Digging into the water with my little paddle, the boat moved as if through glue. Time slowed and passing boats became an indistinguishable blur of movement. And this was when I hit the low point of my day—and of my sailing career to date. Amid my struggles, the captain of a passing motor boat hailed me from a short distance away and, pointing to my mast, said something that my brain could not properly process, but was definitely not a complement. In a tone of reproach, it sounded like “Your luff is loose,” or maybe, “Your halyard is hashed,” but in either case I knew what he was driving at and the note of judgment was clear enough.  Because I was beyond rational thought and coherent communication, I simply paused in my paddling and offered him a weary shrug in reply. Inexplicably, he shrugged back and roared off.

I took this as a sign from God that it was time to give up.
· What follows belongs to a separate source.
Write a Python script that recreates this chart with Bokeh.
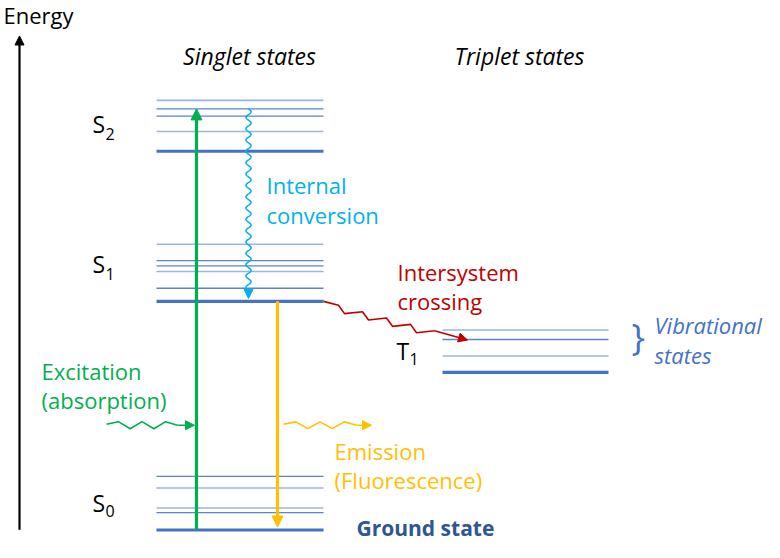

Having achieved both failure and humiliation—the twin horsemen of my nautical nightmares—I told my kids that it we should go home. Slowing, publicly, I paddled us back to the launch we had left only a short time before. Our total journey on our very first outing was about 200 nautical feet—and we never even reached Lake Cayuga.

I pulled the boat out of the water and solemnly drove it back its storage space in the nearby boatyard. I closed the cabin hatch, locked the trailer to a post, and drove away. And there it stayed until the following spring.

One Response to Failure and Humiliation

  1. Well you made me laugh. I used to dread sailing with my dad during my school holidays — we had similar “adventures” on our local river. He was immune to local opinion while I had the typical hypersensitivity of a teenager.